TASK:
Starting at the first line of the listing below, repeat each line up to and including the one containing "4.11, 4.32, 4.48];". Leave out pictures.

DATA BLOCK:
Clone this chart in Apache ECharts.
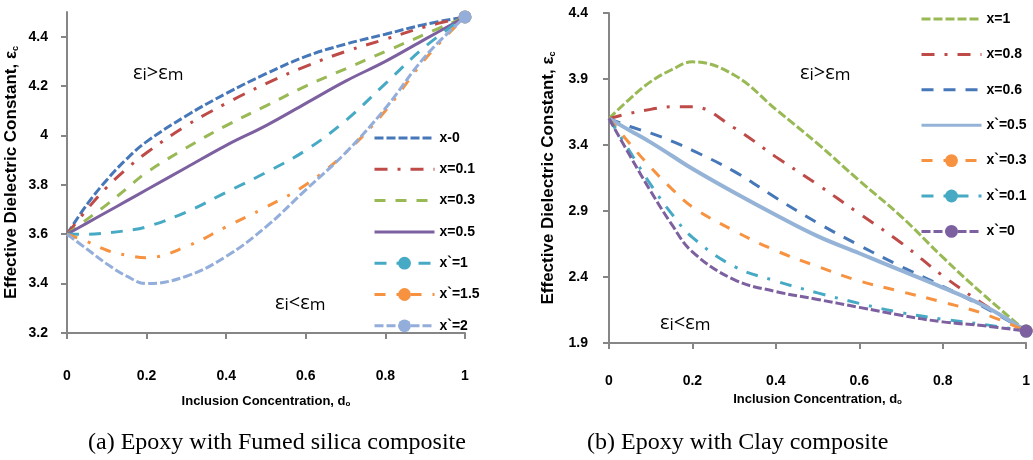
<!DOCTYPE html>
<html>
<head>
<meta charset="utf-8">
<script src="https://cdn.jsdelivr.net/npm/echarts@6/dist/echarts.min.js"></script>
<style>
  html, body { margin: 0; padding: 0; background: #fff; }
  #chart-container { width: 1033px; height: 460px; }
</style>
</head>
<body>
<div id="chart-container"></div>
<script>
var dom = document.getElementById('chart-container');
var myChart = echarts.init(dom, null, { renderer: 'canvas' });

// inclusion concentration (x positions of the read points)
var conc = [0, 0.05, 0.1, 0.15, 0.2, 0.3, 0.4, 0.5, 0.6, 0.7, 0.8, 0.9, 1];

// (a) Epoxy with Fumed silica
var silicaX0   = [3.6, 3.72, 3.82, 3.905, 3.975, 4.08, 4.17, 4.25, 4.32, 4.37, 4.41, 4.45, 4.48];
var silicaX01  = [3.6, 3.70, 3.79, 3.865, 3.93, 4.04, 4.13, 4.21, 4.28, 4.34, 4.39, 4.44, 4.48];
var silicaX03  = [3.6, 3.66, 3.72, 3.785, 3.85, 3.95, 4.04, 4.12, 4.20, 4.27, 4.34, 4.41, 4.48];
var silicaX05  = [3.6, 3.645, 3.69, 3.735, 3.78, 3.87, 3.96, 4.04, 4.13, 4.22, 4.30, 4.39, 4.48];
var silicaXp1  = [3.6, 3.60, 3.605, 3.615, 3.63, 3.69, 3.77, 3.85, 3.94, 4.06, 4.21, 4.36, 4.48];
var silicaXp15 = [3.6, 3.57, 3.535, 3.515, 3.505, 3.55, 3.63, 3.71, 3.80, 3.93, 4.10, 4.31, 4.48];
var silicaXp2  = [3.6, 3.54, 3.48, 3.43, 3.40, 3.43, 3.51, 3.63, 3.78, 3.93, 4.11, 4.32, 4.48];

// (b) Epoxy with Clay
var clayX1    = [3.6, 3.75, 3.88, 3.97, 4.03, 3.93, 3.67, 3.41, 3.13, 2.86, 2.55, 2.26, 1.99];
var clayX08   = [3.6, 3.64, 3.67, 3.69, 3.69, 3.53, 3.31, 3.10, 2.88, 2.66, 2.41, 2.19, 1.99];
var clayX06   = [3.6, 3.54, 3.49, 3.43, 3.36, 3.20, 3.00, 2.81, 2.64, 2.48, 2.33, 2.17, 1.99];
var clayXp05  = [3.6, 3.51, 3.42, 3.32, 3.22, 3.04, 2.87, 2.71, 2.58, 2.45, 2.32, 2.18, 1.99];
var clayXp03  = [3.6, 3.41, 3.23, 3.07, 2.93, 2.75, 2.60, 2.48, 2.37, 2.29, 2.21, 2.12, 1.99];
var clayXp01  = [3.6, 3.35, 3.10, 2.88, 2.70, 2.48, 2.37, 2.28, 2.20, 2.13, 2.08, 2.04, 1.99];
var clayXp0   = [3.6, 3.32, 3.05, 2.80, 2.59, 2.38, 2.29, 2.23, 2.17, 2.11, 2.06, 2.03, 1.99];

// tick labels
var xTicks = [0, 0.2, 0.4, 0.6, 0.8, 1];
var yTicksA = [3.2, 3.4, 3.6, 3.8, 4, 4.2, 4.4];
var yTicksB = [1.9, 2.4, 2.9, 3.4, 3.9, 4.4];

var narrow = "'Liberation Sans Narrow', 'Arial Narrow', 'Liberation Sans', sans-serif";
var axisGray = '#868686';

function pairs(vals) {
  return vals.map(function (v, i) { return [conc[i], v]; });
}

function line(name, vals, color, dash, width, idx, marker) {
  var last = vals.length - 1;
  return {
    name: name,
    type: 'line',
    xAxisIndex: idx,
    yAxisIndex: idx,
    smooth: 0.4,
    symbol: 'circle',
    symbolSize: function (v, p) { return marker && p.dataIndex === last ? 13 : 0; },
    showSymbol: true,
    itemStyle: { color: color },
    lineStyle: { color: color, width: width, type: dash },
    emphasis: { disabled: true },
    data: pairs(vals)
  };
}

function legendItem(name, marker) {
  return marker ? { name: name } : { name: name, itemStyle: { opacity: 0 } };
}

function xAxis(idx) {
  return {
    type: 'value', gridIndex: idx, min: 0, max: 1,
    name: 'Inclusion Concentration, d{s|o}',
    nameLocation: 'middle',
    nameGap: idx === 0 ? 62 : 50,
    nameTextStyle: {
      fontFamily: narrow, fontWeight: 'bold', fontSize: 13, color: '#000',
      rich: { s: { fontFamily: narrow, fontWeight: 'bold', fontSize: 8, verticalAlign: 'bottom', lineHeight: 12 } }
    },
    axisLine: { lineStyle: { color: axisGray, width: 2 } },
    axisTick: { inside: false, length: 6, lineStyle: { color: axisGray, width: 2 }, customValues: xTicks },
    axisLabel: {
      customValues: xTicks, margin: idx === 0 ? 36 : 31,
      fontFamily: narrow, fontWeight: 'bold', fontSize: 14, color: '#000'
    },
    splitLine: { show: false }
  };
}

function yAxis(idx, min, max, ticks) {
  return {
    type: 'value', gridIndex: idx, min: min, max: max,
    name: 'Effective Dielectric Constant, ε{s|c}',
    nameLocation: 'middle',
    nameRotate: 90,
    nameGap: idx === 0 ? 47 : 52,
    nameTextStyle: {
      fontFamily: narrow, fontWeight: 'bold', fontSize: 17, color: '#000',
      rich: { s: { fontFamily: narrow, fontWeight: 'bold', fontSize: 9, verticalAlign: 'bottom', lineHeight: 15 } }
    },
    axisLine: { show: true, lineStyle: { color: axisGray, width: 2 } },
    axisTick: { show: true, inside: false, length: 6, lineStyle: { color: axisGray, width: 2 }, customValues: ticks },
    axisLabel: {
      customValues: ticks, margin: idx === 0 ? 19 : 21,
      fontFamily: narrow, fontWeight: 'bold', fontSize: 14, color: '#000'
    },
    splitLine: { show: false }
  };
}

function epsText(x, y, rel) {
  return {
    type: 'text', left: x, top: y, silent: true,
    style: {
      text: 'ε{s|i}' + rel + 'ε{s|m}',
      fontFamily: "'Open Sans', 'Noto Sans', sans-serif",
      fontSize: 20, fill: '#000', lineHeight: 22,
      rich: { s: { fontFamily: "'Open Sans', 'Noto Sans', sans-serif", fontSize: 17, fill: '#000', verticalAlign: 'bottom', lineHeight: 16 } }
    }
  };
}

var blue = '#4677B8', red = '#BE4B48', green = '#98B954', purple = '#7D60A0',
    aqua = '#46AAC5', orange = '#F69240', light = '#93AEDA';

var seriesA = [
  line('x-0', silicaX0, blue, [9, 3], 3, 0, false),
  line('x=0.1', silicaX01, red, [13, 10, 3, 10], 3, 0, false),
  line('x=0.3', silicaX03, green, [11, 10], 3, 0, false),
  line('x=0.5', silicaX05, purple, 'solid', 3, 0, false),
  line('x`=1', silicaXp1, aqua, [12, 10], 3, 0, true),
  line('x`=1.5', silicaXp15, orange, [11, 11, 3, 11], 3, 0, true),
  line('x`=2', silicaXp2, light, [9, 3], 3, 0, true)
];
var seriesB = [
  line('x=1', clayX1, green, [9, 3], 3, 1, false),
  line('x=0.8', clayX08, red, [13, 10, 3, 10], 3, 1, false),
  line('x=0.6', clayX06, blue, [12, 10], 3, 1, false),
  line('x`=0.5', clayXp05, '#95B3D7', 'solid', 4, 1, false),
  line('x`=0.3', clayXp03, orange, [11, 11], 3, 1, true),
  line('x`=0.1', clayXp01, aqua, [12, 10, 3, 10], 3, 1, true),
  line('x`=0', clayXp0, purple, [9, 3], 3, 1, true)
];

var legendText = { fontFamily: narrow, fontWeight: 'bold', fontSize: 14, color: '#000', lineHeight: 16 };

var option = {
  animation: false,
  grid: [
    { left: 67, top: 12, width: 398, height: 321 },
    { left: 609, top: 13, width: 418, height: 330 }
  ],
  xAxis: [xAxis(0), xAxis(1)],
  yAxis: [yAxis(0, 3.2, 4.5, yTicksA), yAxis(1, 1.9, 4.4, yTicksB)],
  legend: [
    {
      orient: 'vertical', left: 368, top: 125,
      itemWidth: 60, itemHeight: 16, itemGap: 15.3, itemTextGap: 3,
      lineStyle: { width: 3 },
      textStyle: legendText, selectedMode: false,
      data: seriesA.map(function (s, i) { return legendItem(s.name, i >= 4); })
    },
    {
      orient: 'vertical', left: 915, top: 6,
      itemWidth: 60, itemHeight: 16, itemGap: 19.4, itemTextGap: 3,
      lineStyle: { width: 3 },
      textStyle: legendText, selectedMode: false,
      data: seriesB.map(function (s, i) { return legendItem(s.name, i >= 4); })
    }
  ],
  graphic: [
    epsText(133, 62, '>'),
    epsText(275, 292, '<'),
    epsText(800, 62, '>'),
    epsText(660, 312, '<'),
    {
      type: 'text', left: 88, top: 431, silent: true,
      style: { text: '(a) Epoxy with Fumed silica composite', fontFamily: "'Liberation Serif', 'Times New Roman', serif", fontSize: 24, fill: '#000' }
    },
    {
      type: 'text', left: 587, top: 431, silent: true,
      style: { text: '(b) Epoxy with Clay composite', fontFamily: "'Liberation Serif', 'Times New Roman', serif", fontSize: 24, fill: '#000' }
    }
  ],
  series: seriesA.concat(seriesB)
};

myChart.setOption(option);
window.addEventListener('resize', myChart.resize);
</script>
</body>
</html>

RESULT:
Clone this chart in Apache ECharts.
<!DOCTYPE html>
<html>
<head>
<meta charset="utf-8">
<script src="https://cdn.jsdelivr.net/npm/echarts@6/dist/echarts.min.js"></script>
<style>
  html, body { margin: 0; padding: 0; background: #fff; }
  #chart-container { width: 1033px; height: 460px; }
</style>
</head>
<body>
<div id="chart-container"></div>
<script>
var dom = document.getElementById('chart-container');
var myChart = echarts.init(dom, null, { renderer: 'canvas' });

// inclusion concentration (x positions of the read points)
var conc = [0, 0.05, 0.1, 0.15, 0.2, 0.3, 0.4, 0.5, 0.6, 0.7, 0.8, 0.9, 1];

// (a) Epoxy with Fumed silica
var silicaX0   = [3.6, 3.72, 3.82, 3.905, 3.975, 4.08, 4.17, 4.25, 4.32, 4.37, 4.41, 4.45, 4.48];
var silicaX01  = [3.6, 3.70, 3.79, 3.865, 3.93, 4.04, 4.13, 4.21, 4.28, 4.34, 4.39, 4.44, 4.48];
var silicaX03  = [3.6, 3.66, 3.72, 3.785, 3.85, 3.95, 4.04, 4.12, 4.20, 4.27, 4.34, 4.41, 4.48];
var silicaX05  = [3.6, 3.645, 3.69, 3.735, 3.78, 3.87, 3.96, 4.04, 4.13, 4.22, 4.30, 4.39, 4.48];
var silicaXp1  = [3.6, 3.60, 3.605, 3.615, 3.63, 3.69, 3.77, 3.85, 3.94, 4.06, 4.21, 4.36, 4.48];
var silicaXp15 = [3.6, 3.57, 3.535, 3.515, 3.505, 3.55, 3.63, 3.71, 3.80, 3.93, 4.10, 4.31, 4.48];
var silicaXp2  = [3.6, 3.54, 3.48, 3.43, 3.40, 3.43, 3.51, 3.63, 3.78, 3.93, 4.11, 4.32, 4.48];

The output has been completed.